Exercise instructions:
Copy the data exactly; pictures stay out of the copy.

--- Start ---

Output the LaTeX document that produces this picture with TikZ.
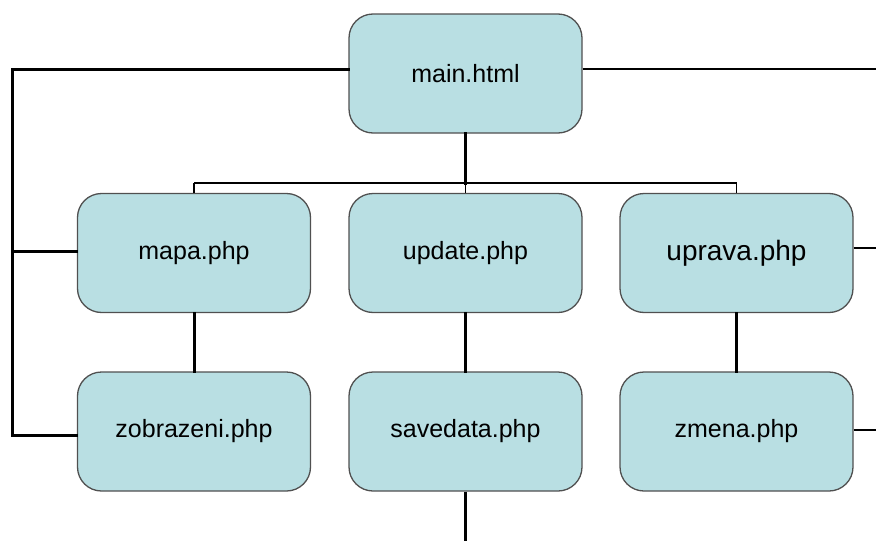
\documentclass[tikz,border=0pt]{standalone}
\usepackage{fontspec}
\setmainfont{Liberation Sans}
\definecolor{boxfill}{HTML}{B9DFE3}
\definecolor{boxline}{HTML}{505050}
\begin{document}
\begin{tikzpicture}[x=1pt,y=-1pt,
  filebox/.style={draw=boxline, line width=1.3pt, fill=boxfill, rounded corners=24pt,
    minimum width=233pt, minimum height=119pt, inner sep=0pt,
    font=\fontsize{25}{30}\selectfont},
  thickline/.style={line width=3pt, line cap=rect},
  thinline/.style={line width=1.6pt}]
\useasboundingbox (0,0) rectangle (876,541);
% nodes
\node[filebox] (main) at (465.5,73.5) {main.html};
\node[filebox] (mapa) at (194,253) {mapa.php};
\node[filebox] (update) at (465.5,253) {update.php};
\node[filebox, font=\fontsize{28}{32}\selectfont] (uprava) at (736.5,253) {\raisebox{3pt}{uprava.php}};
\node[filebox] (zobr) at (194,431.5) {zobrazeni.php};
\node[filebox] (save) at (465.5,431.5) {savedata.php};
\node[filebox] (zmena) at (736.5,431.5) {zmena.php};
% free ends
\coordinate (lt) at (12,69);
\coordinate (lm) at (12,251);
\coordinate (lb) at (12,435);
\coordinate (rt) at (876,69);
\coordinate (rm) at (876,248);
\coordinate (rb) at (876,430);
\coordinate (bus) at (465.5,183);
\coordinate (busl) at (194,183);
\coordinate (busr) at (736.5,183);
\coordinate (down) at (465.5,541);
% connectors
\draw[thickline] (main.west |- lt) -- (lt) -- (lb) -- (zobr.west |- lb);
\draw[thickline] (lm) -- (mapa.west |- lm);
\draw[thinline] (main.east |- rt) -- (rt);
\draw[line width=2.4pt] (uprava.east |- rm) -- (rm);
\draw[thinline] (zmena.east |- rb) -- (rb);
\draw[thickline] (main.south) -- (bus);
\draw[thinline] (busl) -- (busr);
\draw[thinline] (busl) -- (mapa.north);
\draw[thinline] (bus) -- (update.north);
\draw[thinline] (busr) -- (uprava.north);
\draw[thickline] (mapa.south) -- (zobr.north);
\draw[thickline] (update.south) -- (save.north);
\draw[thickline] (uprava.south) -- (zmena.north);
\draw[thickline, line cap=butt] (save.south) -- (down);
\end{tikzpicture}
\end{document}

--- End ---

Output of the task:
Output the LaTeX document that produces this picture with TikZ.
\documentclass[tikz,border=0pt]{standalone}
\usepackage{fontspec}
\setmainfont{Liberation Sans}
\definecolor{boxfill}{HTML}{B9DFE3}
\definecolor{boxline}{HTML}{505050}
\begin{document}
\begin{tikzpicture}[x=1pt,y=-1pt,
  filebox/.style={draw=boxline, line width=1.3pt, fill=boxfill, rounded corners=24pt,
    minimum width=233pt, minimum height=119pt, inner sep=0pt,
    font=\fontsize{25}{30}\selectfont},
  thickline/.style={line width=3pt, line cap=rect},
  thinline/.style={line width=1.6pt}]
\useasboundingbox (0,0) rectangle (876,541);
% nodes
\node[filebox] (main) at (465.5,73.5) {main.html};
\node[filebox] (mapa) at (194,253) {mapa.php};
\node[filebox] (update) at (465.5,253) {update.php};
\node[filebox, font=\fontsize{28}{32}\selectfont] (uprava) at (736.5,253) {\raisebox{3pt}{uprava.php}};
\node[filebox] (zobr) at (194,431.5) {zobrazeni.php};
\node[filebox] (save) at (465.5,431.5) {savedata.php};
\node[filebox] (zmena) at (736.5,431.5) {zmena.php};
% free ends
\coordinate (lt) at (12,69);
\coordinate (lm) at (12,251);
\coordinate (lb) at (12,435);
\coordinate (rt) at (876,69);
\coordinate (rm) at (876,248);
\coordinate (rb) at (876,430);
\coordinate (bus) at (465.5,183);
\coordinate (busl) at (194,183);
\coordinate (busr) at (736.5,183);
\coordinate (down) at (465.5,541);
% connectors
\draw[thickline] (main.west |- lt) -- (lt) -- (lb) -- (zobr.west |- lb);
\draw[thickline] (lm) -- (mapa.west |- lm);
\draw[thinline] (main.east |- rt) -- (rt);
\draw[line width=2.4pt] (uprava.east |- rm) -- (rm);
\draw[thinline] (zmena.east |- rb) -- (rb);
\draw[thickline] (main.south) -- (bus);
\draw[thinline] (busl) -- (busr);
\draw[thinline] (busl) -- (mapa.north);
\draw[thinline] (bus) -- (update.north);
\draw[thinline] (busr) -- (uprava.north);
\draw[thickline] (mapa.south) -- (zobr.north);
\draw[thickline] (update.south) -- (save.north);
\draw[thickline] (uprava.south) -- (zmena.north);
\draw[thickline, line cap=butt] (save.south) -- (down);
\end{tikzpicture}
\end{document}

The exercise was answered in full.